Hello,
I am working with RNA seq data which contains a date batch effect because an error was done in size selection before sequencing.
Data with no normalization:
I have been looking to correct this using the RUVseq approach. The most important effect is seen between the wrongly size filtered (red) and the normal sequences (green) (ideally they should overlap just like the 2013.08.08 purple technical replicates).
I first removed unwanted variance with RUVs by specifying these "strange technical" replicates and then removed the unwanted variance with empirical 5000 non DE transcripts (RUVg). I did this second normalisation because the RLE plots weren't similar after the RUVs normalisation. This didn't give good RLE plots so I abandoned that idea.

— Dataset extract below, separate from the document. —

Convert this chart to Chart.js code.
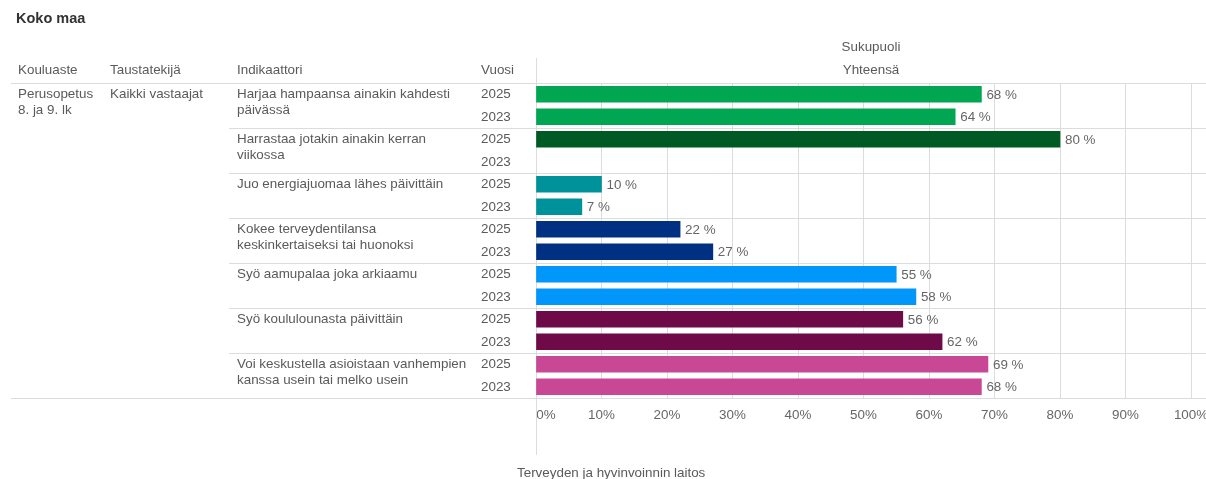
<!DOCTYPE html>
<html><head><meta charset="utf-8">
<script src="https://cdn.jsdelivr.net/npm/chart.js@4.4.1/dist/chart.umd.min.js"></script>
<style>
html,body{margin:0;padding:0;background:#fff;overflow:hidden}
#wrap{position:relative;width:1206px;height:479px;font-family:"Liberation Sans",Arial,sans-serif;font-size:13.4px;color:#5a5a5a}
#c{position:absolute;left:0;top:0}
#ov{position:absolute;left:0;top:0;width:1206px;height:479px;pointer-events:none}
.t{position:absolute;white-space:nowrap;line-height:16px}
</style></head><body>
<div id="wrap"><canvas id="c" width="1206" height="479"></canvas><div id="ov"></div></div>
<script>
const title = "Koko maa";
const columnHeaders = ["Kouluaste", "Taustatekijä", "Indikaattori", "Vuosi"];
const seriesHeader = "Sukupuoli";
const seriesName = "Yhteensä";
const schoolLevel = ["Perusopetus", "8. ja 9. lk"];
const backgroundFactor = "Kaikki vastaajat";
const indicators = [
  ["Harjaa hampaansa ainakin kahdesti", "päivässä"],
  ["Harrastaa jotakin ainakin kerran", "viikossa"],
  ["Juo energiajuomaa lähes päivittäin"],
  ["Kokee terveydentilansa", "keskinkertaiseksi tai huonoksi"],
  ["Syö aamupalaa joka arkiaamu"],
  ["Syö koululounasta päivittäin"],
  ["Voi keskustella asioistaan vanhempien", "kanssa usein tai melko usein"]
];
const years = ["2025", "2023"];
const values2025 = [68, 80, 10, 22, 55, 56, 69];
const values2023 = [64, null, 7, 27, 58, 62, 68];
const indicatorColors = ["#00a651", "#005a24", "#00929b", "#003082", "#0096fa", "#6e0a48", "#c84896"];
const xMin = 0, xMax = 100, xStep = 10;
const sourceText = "Terveyden ja hyvinvoinnin laitos";

const labels = [], data = [], colors = [];
indicators.forEach((ind, i) => {
  [values2025, values2023].forEach((arr, j) => {
    labels.push(ind.join(" ") + " " + years[j]);
    data.push(arr[i]);
    colors.push(indicatorColors[i]);
  });
});

const GRID = "#dcdcdc";
const FONT = '"Liberation Sans", Arial, sans-serif';

function slotInfo(chart) {
  const y = chart.scales.y;
  const p0 = y.getPixelForValue(0), p1 = y.getPixelForValue(1);
  return { y, half: (p1 - p0) / 2 };
}

const linesPlugin = {
  id: "lines",
  beforeDatasetsDraw(chart) {
    const ctx = chart.ctx, a = chart.chartArea;
    const { y, half } = slotInfo(chart);
    ctx.save();
    ctx.strokeStyle = GRID;
    ctx.lineWidth = 1;
    for (let g = 0; g <= indicators.length; g++) {
      const py = Math.round(y.getPixelForValue(g * 2) - half) + 0.5;
      const x0 = (g === 0 || g === indicators.length) ? 11 : 229;
      ctx.beginPath(); ctx.moveTo(x0, py); ctx.lineTo(1206, py); ctx.stroke();
    }
    const ax = Math.round(a.left) + 0.5;
    ctx.beginPath(); ctx.moveTo(ax, 58); ctx.lineTo(ax, 455); ctx.stroke();
    ctx.restore();
  },
  afterDatasetsDraw(chart) {
    const ctx = chart.ctx;
    const meta = chart.getDatasetMeta(0);
    ctx.save();
    ctx.fillStyle = "#666";
    ctx.font = "13.4px " + FONT;
    ctx.textBaseline = "middle";
    ctx.textAlign = "left";
    meta.data.forEach((bar, i) => {
      const v = data[i];
      if (v === null || v === undefined) return;
      ctx.fillText(v + " %", bar.x + 5, bar.y + 1);
    });
    ctx.restore();
  }
};

let built = false;
const textPlugin = {
  id: "texts",
  afterRender(chart) {
    if (built) return;
    built = true;
    const ov = document.getElementById("ov");
    const a = chart.chartArea;
    const { y } = slotInfo(chart);
    const add = (txt, left, top, extra) => {
      const d = document.createElement("div");
      d.className = "t";
      d.textContent = txt;
      d.style.left = left + "px";
      d.style.top = top + "px";
      if (extra) Object.assign(d.style, extra);
      ov.appendChild(d);
      return d;
    };
    add(title, 16, 10, { fontWeight: "bold", color: "#333", fontSize: "14.5px" });
    const colX = [18, 110, 237, 481];
    columnHeaders.forEach((h, i) => add(h, colX[i], 62));
    const mid = (a.left + 1206) / 2;
    add(seriesHeader, mid, 39, { transform: "translateX(-50%)" });
    add(seriesName, mid, 62, { transform: "translateX(-50%)" });
    const r0 = y.getPixelForValue(0);
    schoolLevel.forEach((s, k) => add(s, colX[0], r0 - 8 + k * 16));
    add(backgroundFactor, colX[1], r0 - 8);
    indicators.forEach((ind, i) => {
      const ry = y.getPixelForValue(i * 2);
      ind.forEach((line, k) => add(line, colX[2], ry - 8 + k * 16));
      years.forEach((yr, j) => add(yr, colX[3], y.getPixelForValue(i * 2 + j) - 8));
    });
    add(sourceText, 517, 465);
  }
};

new Chart(document.getElementById("c"), {
  type: "bar",
  data: {
    labels,
    datasets: [{ data, backgroundColor: colors, borderWidth: 0, barThickness: 16 }]
  },
  options: {
    indexAxis: "y",
    responsive: false,
    animation: false,
    devicePixelRatio: 1,
    layout: { padding: { left: 536, right: 15, top: 83, bottom: 51 } },
    plugins: { legend: { display: false }, tooltip: { enabled: false } },
    scales: {
      x: {
        min: xMin, max: xMax,
        ticks: {
          stepSize: xStep,
          color: "#666",
          padding: 9,
          font: { size: 13.4, family: FONT },
          maxRotation: 0,
          autoSkip: false,
          callback: v => (v === 0 ? "\u2003\u2002" + v + "%" : v + "%")
        },
        grid: { color: GRID, drawTicks: false },
        border: { display: false },
        afterFit: s => { s.height = 30; s.paddingLeft = 0; s.paddingRight = 0; }
      },
      y: { display: false }
    }
  },
  plugins: [linesPlugin, textPlugin]
});
</script>
</body></html>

When I did this double normalisation starting with RUVg and then normalising with RUVs, this gave very satisfactory PCA and RLE plots (maybe to good as this really is how I expect my biological model I am using should behave).
PCA and p-values when no technical replicates are combined
When I do a DE transcript detection between my species with EdgeR without combining the technical replicates, the p-value distribution is more or less ok. Although it looks ok, it is wrong because there is pseudo-replication because the replicate counts weren't combined.
When I combine those counts by adding them together, everything comes crumbling down. The p-value distribution looks very strange, as if it was depleted in significant values.
p-values after combining the technical replicates:
I also simply removed those strange replicates and normalised with RUVg. This looks ok but not as nice as the more complicated way I have tried to explain above. I also realise that my approach is probably a bit flawed because I sort of know what to expect and I am trying to get to that ...
I need enlightenment, am I doing multiple testing somewhere, is it right to do these two normalisations and how come it doesn't give the same results when done in one or the other way (i.e not commutative I think would be the term).
Thank you all for the time in considering this issue, I realise it it kind of a vast question.
Thomas
have you looked at batch effects before using RUVseq? Is it proper to assume in your experimental setup that the 5000 transcripts would be non-DE? You can upload images to something like [imgur](http://imgur.com/) to show them in your question.
Thanks for your reply, I have uploaded the plots on imgur as suggested.
I am not quite sure about your first question "have you looked at batch effects before using RUVseq". If you mean "is there a batch effect before my normalisation", I think the first image should speak for itself. If you mean "is it the first time I deal with batch effect in any data", then yes it is.
For the 5000 non-DE transcripts I give as argument to RUVg, I find them "in silico" as proposed in the RUVseq tutorial. I do a first DE study to find the 5000 with the highest p-values (that have the less chances of satisfying H1: differentially expressed). These 5000 transcripts are about 1/10 of my total transcriptome and I do not expect to have that many DE genes. My species of interest appeared recently after two independent polyploidisation events with the same parents.
I should add that this strange p-values distribution appears when I try finding DE genes between three species. (noted as e, t and m in the plots). When I want to find the DE genes between 2 species (considering e and t as the same) then the p-values distribution looks ok. Could the model in EdgeR be the cause of this strange distribution?
you probably want to recreate the right plot in your first image also colored so that replicates are the same color.
yea the p-value distribution looks weird in the last image. I would either not pool the other two when doing the comparison (so its always a 1 species vs another species comparison) or in the design matrix, instead of modeling it as '1 * e vs 1 * (t and m)' do '1 * e vs 0.5 * t + 0.5 * m'. If you paste your design matrix I might be able to do a better example.